Thursday 4 October 2012

Comparison & Jehovah Jireh


Comparison is a deadly thing.

And it’s becoming a problem.

A lot of my friends are entering into their third year of post-university employment. They’re climbing up the career ladder, becoming more confident in what they do/realising that this isn’t the career for them, getting more experience and getting paid more.

They don’t think twice about going to visit friends at the weekend (train fare + dinner out + night out + extras). Quite a few are living at home and not having to pay exorbitant rent (rent + bills + council tax). They seem to be going on exotic holidays every five minutes (air fare + hotels + food + transport + extras). They’re saving enough to be able to buy their own place in a few years (I don’t even know what this entails because it’s so far from my reality). They don’t spend time staring at the figures on their budget spreadsheet willingly them to somehow re-arrange themselves so that there's more left after the standard outgoings. They don’t have to make the lame but painfully true excuse of “ I'm sorry but I really can’t afford it.” They don’t have to swallow their pride and accept other people paying for them.
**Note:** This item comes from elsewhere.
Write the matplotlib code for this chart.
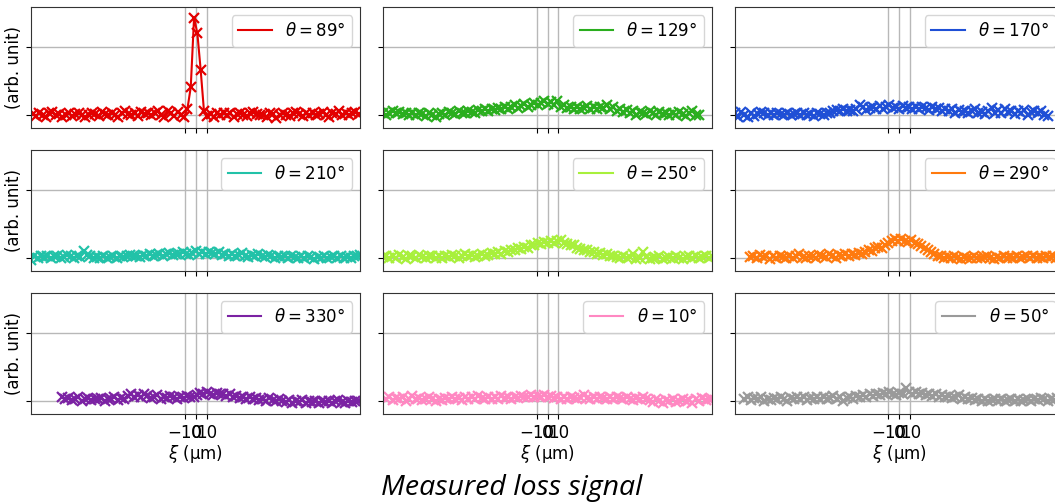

Comparison is a deadly thing.

I might sound bitter but I do not begrudge my friends their lifestyles. They made choices that have put them where they are today. As have I. 

I am about to start my first full-time salaried job. Praise Jesus! I am super excited about the job and super excited to actually be earning proper money (as is my Dad). But without carefully sticking to budget it won't work.

Sometimes I feel like Rachel, Joey and Phoebe in that episode of Friends where they try to explain to the others that they can’t afford all the expensive dinners and birthday celebrations. And I get that same blank look with a slight hint of disbelief. 

And on the days when I see what I don't have I struggle to remember that money is not the foundation of security. 

I struggle to remember that life is not about having a ‘good’ job, nice house and a couple of nice holidays a year.

I struggle to remember that in comparison to the 82% of the world who don’t have a bank account I am materially rich. In comparison to the families in Tower Hamlets struggling to provide enough food for their families I am materially rich.

I struggle to remember that the treasure of this earth can be destroyed but the treasure of heaven is eternal.

And I struggle to remember that I serve Jehovah Jireh - the God who sees, the God who provides and the God who will provide.

Comparison is a deadly thing.

Her phone is newer than mine. His hair is better than mine. She has a bigger house than me. He had a more expensive holiday than me. They have a nicer family than me. She's smarter than me. She has more money then me. He has better friends than me. His job is better then mine. Her car is nicer than mine. Their life is better than mine.

Comparison is a deadly thing. It steals peace, joy, contentment and life. It is based on the lie that if you had all those things you would be happier. 

I am thankful that through my struggles Jehovah Jireh, the God who sees, is with me. 

I am thankful that the God who sees reminds me that my worth is not based on my bank balance, savings account or perceived success of this world. 

I am thankful that the God who provides reminds of His provision over the last 12 months. 

I am thankful that Jehovah Jireh  reminds me that I should place my trust in Him, the God who sees all, the God who provides all, and the God who will provide.